(269g) Application of Magnetic Phase Transition in Energy Harvesting Wireless Temperature Sensors

In recent years, many industries are showing great interest in sustainable societies, with concepts such as cyber-physical systems (CPS). In doing so, energy efficiency becomes a crucial point of concern. From the initial data acquisition to the data storage and communication component of a CPS, maintaining a sensible energy efficiency is of paramount importance for a sustainable society. Energy harvesting, where electricity is made from low-quality energy sources, is promising in this regard. Yet a common difficulty with many energy harvesters is that the energy output simply does not meet the energy demand in the system. With that said, it is nonetheless promising to be able to harvest the energy necessary for operation in the components of a CPS. Thus, an investigation in the energy efficiency of energy harvesters for sensor devices is a key topic in order to realise a sustainable society.

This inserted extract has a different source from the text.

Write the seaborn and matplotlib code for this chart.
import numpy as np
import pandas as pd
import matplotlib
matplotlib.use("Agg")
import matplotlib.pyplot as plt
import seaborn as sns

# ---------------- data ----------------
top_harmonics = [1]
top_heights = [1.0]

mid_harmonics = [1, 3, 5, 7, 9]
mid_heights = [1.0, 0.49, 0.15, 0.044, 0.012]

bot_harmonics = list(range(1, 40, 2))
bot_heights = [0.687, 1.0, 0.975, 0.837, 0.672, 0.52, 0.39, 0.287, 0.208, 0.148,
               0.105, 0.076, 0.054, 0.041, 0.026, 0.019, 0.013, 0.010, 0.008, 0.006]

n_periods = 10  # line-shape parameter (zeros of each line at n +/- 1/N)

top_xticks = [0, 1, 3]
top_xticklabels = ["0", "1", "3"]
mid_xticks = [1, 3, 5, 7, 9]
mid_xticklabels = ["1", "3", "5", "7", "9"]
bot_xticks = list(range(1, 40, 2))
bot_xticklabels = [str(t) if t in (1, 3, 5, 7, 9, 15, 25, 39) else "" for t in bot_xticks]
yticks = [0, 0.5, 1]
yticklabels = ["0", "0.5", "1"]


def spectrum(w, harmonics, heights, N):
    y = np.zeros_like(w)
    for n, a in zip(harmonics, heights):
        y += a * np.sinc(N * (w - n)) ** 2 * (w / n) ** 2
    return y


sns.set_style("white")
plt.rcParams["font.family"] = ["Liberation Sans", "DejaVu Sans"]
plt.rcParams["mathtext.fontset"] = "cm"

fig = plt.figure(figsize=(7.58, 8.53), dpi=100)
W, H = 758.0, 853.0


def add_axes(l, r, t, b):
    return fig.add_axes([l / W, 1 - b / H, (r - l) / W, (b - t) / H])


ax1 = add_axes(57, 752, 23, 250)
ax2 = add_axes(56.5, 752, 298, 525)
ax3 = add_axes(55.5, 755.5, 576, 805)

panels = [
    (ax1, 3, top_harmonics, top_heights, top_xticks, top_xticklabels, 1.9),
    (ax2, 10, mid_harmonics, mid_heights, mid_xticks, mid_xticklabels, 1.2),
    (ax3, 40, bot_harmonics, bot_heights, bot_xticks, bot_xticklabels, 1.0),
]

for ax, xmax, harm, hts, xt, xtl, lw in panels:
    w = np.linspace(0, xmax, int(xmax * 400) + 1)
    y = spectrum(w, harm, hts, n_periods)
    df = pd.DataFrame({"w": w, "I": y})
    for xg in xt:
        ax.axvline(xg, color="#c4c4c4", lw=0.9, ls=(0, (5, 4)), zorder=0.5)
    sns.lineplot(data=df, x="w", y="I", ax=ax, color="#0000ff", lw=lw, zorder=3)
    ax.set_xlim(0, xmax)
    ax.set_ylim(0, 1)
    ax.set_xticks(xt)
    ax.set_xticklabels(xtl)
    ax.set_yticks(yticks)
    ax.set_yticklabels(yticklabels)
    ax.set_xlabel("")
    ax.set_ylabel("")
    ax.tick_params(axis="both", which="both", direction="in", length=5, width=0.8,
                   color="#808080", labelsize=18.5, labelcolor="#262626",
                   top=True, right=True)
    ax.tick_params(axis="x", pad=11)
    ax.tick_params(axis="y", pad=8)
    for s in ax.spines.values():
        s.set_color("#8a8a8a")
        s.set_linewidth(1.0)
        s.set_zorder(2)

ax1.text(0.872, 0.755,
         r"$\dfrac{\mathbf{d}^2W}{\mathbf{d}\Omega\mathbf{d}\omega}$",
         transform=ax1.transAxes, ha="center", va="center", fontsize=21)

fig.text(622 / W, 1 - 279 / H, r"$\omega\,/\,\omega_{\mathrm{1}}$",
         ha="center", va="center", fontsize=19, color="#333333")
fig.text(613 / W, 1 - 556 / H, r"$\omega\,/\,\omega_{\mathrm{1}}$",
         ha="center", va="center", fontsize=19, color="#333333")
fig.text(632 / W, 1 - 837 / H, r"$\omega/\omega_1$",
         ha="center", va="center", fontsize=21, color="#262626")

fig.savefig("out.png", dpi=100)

In this research, the authors proposed a novel energy harvesting wireless sensor with possible application for a temperature data acquisition device. This can for instance be for monitoring body temperature, which is not only quite important for various key components of our society, such as public health, but also is a highly quantifiable measure for monitoring health. The proposed device utilises the magnetic properties of materials as the working principle in order to produce electricity from low quality subject heat while simultaneously monitoring the temperature. When a magnetic material approaches its Curie Temperature, a magnetic phase change occurs, causing a corresponding magnetic flux change. By incorporating electromagnetic induction with solenoids, this magnetic flux change could be measured as voltage. Thus, this phenomenon can be applied for an energy harvesting temperature sensor in the near range of a material’s Curie Temperature, as the voltage reading is representative of the magnetic flux change and thus the material temperature. Thus, with an apt material, the device has the potential to operate as a temperature sensor. In this research, the authors analyse the applicability of the proposed device for a large-scale temperature sensor, in terms of its quality as a temperature sensor and its energy harvesting capabilities. Namely, an investigation on the fundamental magnetic properties of the sensor probe material in question and the electromagnetic induction capabilities are conducted.